The creditworthiness and genuineness of the transactions could not be established by the assessee petitioner and therefore, the proceeding was concluded and a demand of Rs. 1,02,32,420/- vide demand notice dt. 29.3.15 was raised. This petitioner in furtherance of said conspiracy with Co-accused Bishwanath Agarwal and Santosh Shah intentionally showed to have shifted his business operation and books of accounts to new office at 186, Lepo Road, Bowden Road, Hazaribag, Consequently the PAN was got transferred from ITO Circle 13(1) Kolkata to ITO Ward 1(2) Hazaribag. Thereafter he filed petition u/s 264 of the I.T. Act for revision of assessment order dt. 31.3.15. Vijay Kumar, ITO (Tech), Hazaribag, on the directions of Pr. CIT, Tapas Kumar Dutta, issued notice of hearing dt. 14.7.16 to the Pr. Officer of M/s Bhawani Alumina Pvt. Ltd. to appear before PCIT on 28.7.16. Tapas Dutta heard the case on 21.12.16, attended by Bishal Agarwal, C.A. and in pursuance of the conspiracy, abused his official position by ignoring the observations made by DCIT, Kolkata and passed order dated 30.12.16 setting aside assessment order dt. 29.3.15, saving the petitioner from paying the income tax imposed by Assessing Officer, Kolkata.”

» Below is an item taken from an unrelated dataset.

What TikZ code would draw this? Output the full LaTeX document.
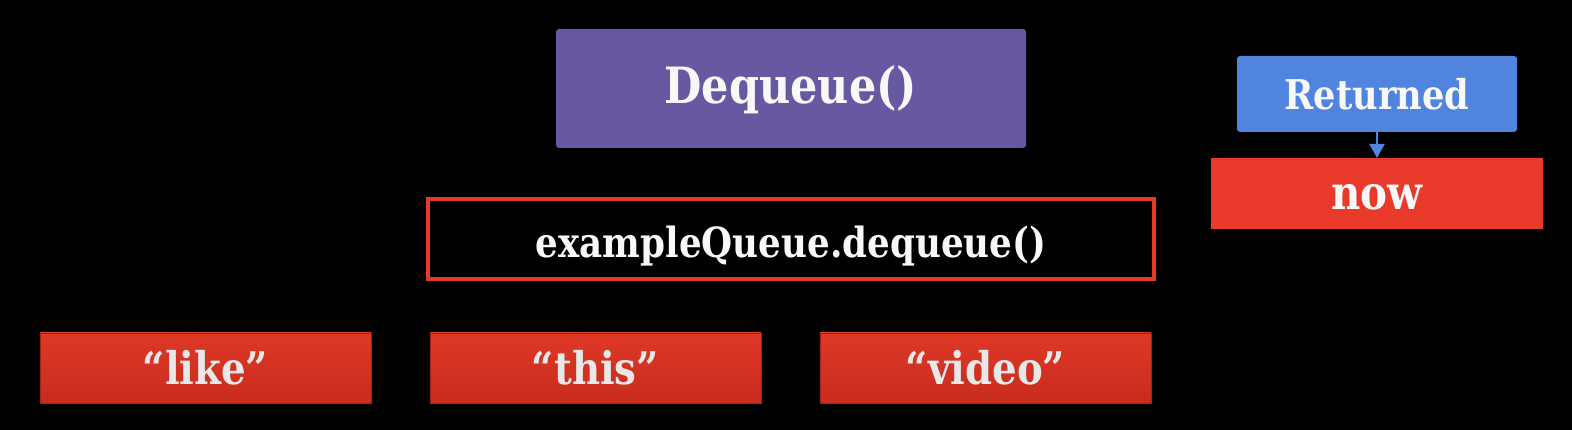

  1. The learned court below also considered certain documents submitted by the petitioner and recorded as under:-
“Further during the argument the learned counsel for this petitioner submitted a bunch of documents for showing the company of this petitioner as above are not a shell company and on conclusion of de-novo assessment of the relevant period he had paid all the tax liabilities and on going through the all aforesaid documents, certainly there found all aforesaid belongs to the company of this petitioner as above running much before the institution of this case but the tax liability of the relevant period which was paid by this petitioner as submitted and the documents also reveals the same were paid by this petitioner after submission of charge sheet in this case against the petitioner which also supports the prosecution story and amounts his admission of the alleged offence and it is clear that admittedly mere transfer of PAN, exercise of power u/s 264 of I.T. Act is not an offence but at the same it is established by the materials collected by the investigating agency that during the investigation there were recovery of huge bribe approx. Rs. 4 crores in cash along with other immovable properties were made from the co-accused Tapas Kumar Dutta which is the circumstances against this accused and it has come through the evidence that during the investigation, his huge tax liability was set aside by co-accused for reassessment which are the circumstances attribute conspiracy of this petitioner with co-accused and it is admitted fact by this petitioner also that after investigation de-novo reassessment of his tax liability of the aforesaid companies were increased and same were deposited which is the subsequent development after submission of charge-sheet in this case which also supports the prosecution story.”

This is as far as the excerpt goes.